I’ve tried everything and nothing helps. I’m at the end of my rope. Is there no one who can do anything for me? Isn’t that the real question?
The answer, thank God, is that Jesus Christ can and does. He acted to set things right in this life of contradictions where I want to serve God with all my heart and mind, but am pulled by the influence of sin to do something totally different.
— Romans 7:14-25 The Message Bible
From time to time we – maybe I should just say I – have been known to strike an indignant tone in this space. And I have to admit that sometimes it’s been a tone of self-righteous indignation as distinct from the other kind.
The only way I can get away with this is by focusing on things that don’t tempt me. It’s a spin on the old fundamentalist position that no one should have sex standing up because it might lead to dancing. As I remember it, the people who were most against dancing where I grew up weren’t that interested in dancing to begin with and could think of no holy reason anyone would be.
They did however exhibit a keen interest in food and I don’t recall any of them speaking out on the subject gluttony. It was self-evident in my formative years that where two or three were gathered together in Jesus name there would be dessert at a minimum.

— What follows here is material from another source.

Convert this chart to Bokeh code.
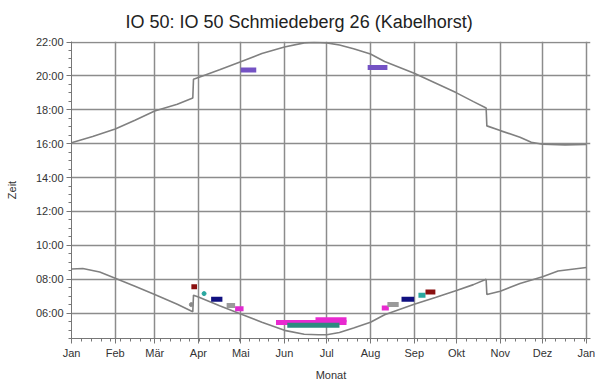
from bokeh.plotting import figure
from bokeh.models import FixedTicker, Range1d
from bokeh.embed import file_html
from bokeh.resources import INLINE

# --- data (day of year, hour of day) ---
month_labels = ["Jan", "Feb", "Mär", "Apr", "Mai", "Jun", "Jul", "Aug", "Sep", "Okt", "Nov", "Dez", "Jan"]
month_days = [0, 31, 59, 90, 120, 151, 181, 212, 243, 273, 304, 334, 365]

sunset_day = [0, 15, 31, 45, 59, 75, 86, 86.5, 90, 105, 120, 135, 151, 165, 172, 181, 190, 200,
              212, 222, 243, 258, 273, 285, 294, 294.5, 304, 318, 326, 334, 350, 365]
sunset_hour = [16.05, 16.42, 16.87, 17.38, 17.93, 18.33, 18.7, 19.8, 19.9, 20.36, 20.84, 21.32,
               21.71, 21.95, 21.98, 21.95, 21.82, 21.6, 21.29, 20.85, 20.16, 19.58, 19.0, 18.48,
               18.1, 17.05, 16.77, 16.38, 16.08, 15.97, 15.93, 15.95]

sunrise_day = [0, 8, 20, 31, 45, 59, 75, 86, 86.5, 90, 105, 120, 135, 151, 165, 175, 181, 190,
               200, 212, 222, 243, 258, 273, 285, 294, 294.5, 304, 318, 334, 345, 365]
sunrise_hour = [8.6, 8.63, 8.42, 8.06, 7.58, 7.1, 6.52, 6.08, 7.06, 6.95, 6.43, 5.94, 5.46, 4.98,
                4.75, 4.72, 4.72, 4.85, 5.12, 5.46, 5.9, 6.52, 6.92, 7.33, 7.68, 8.0, 7.1, 7.29,
                7.75, 8.15, 8.48, 8.69]

mark_start = [120, 210, 85, 99, 110, 116, 145, 173, 153, 220, 224, 234, 246, 251]
mark_end = [131, 224, 89, 107, 116, 122, 195, 195, 190, 225, 232, 243, 251, 258]
mark_time = [20.35, 20.5, 7.55, 6.82, 6.45, 6.25, 5.45, 5.6, 5.28, 6.3, 6.5, 6.82, 7.05, 7.25]
mark_color = ["#7452c4", "#7452c4", "#8a1010", "#101080", "#9a9a9a", "#e02ad0", "#e82ad0",
              "#e82ad0", "#2e8a80", "#e82ad0", "#9a9a9a", "#101080", "#2aa8a0", "#8a1010"]

dot_day = [85, 94]
dot_time = [6.5, 7.15]
dot_color = ["#8a8a8a", "#2aa8a0"]

y_ticks = [6, 8, 10, 12, 14, 16, 18, 20, 22]

FONT = "Liberation Sans"
GRID = "#8c8c8c"

p = figure(width=595, height=383, output_backend="svg", toolbar_location=None,
           x_range=Range1d(0, 368), y_range=Range1d(4.5, 22.03),
           min_border_left=71, min_border_right=5, min_border_top=41, min_border_bottom=41)
p.outline_line_color = None
p.background_fill_color = "white"

p.title.text = "IO 50: IO 50 Schmiedeberg 26 (Kabelhorst)"
p.title.text_font = FONT
p.title.text_font_size = "18px"
p.title.text_font_style = "normal"
p.title.text_color = "#222222"
p.title.align = "left"
p.title.offset = 54
p.title.standoff = 19

# axes
p.xaxis.ticker = FixedTicker(ticks=month_days, minor_ticks=list(range(0, 366, 7)))
p.xaxis.major_label_overrides = {d: l for d, l in zip(month_days, month_labels)}
p.yaxis.ticker = FixedTicker(ticks=y_ticks, minor_ticks=[4.5 + 0.5 * i for i in range(36)])
p.yaxis.major_label_overrides = {h: "%02d:00" % h for h in y_ticks}
p.xaxis.axis_label = "Monat"
p.yaxis.axis_label = "Zeit"
for ax in (p.xaxis, p.yaxis):
    ax.axis_line_color = "#777777"
    ax.major_tick_line_color = "#777777"
    ax.minor_tick_line_color = "#777777"
    ax.major_tick_in = 0
    ax.minor_tick_in = 0
    ax.major_tick_out = 5
    ax.minor_tick_out = 3
    ax.major_label_text_font = FONT
    ax.major_label_text_font_size = "11px"
    ax.major_label_text_color = "#333333"
    ax.axis_label_text_font = FONT
    ax.axis_label_text_font_size = "11px"
    ax.axis_label_text_font_style = "normal"
    ax.axis_label_text_color = "#333333"
p.xaxis.major_label_standoff = 3
p.xaxis.axis_label_standoff = 7
p.yaxis.major_label_standoff = 3
p.yaxis.axis_label_standoff = 15

p.xgrid.ticker = FixedTicker(ticks=month_days)
p.ygrid.ticker = FixedTicker(ticks=y_ticks)
p.grid.grid_line_color = GRID
p.grid.grid_line_width = 1.5
p.grid.grid_line_alpha = 1.0

# curves
p.line(sunset_day, sunset_hour, line_color="#808080", line_width=1.6)
p.line(sunrise_day, sunrise_hour, line_color="#808080", line_width=1.6)

# observation segments
p.segment(x0=mark_start, y0=mark_time, x1=mark_end, y1=mark_time,
          line_color=mark_color, line_width=5)
p.scatter(dot_day, dot_time, color=dot_color, size=4)

open("out.html", "w").write(file_html(p, INLINE))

I admit dabbling on the dance floor in the exuberant days of youth but religion won out in the end and I became, let us say, extra large for many years.
If I only talk about what tempts other people I don’t have to admit that I’ve done all the bad things I’ve been seriously and persistently tempted to do. And that doesn’t begin to touch all the good things I have failed to do because they are difficult or distasteful or fear inducing.
I’m convinced I have to find a way to speak the truth as well as I comprehend it without being that guy who is hard on others and easy on himself. But, like so much of life, sober judgement happens one day at a time.
I find myself thinking about the story of a dirty-dealing businessman who had a face to face with Jesus (Luke 19:1-10). Luke says the man Zacchaeus welcomed Jesus gladly and demonstrated how happy he was by giving half his assets to the poor and repaying people he’d cheated four times the amount he skinned them for.
It’s a good story and more than a little challenging – to me at least. It’s also an incomplete story. Luke moves on to other things and we’re left to imagine the rest for ourselves.
What I wonder is, was Zacchaeus what was called "a changed man" when I was a kid or was he still tempted to put his thumb on the scale from time to time?
I’m betting the answer is, both. I’m betting he had his ups and downs – his good days and his learning days – just as the apostle Paul admits to the Romans and just like me and everyone else I know beyond the surface. None of which excuses even occasional bad behavior but it certainly puts it context.
Unlike cycling or track & field, business is a contact sport. The life in business is by nature an endless stream of micro-decisions between serving people or taking advantage of them – and rationalizations for the latter are very easy to come by. Thank God Jesus keeps acting to set things right in this life of contradictions where I want to serve God with all my heart and mind, but am pulled by the influence of sin to do something totally different.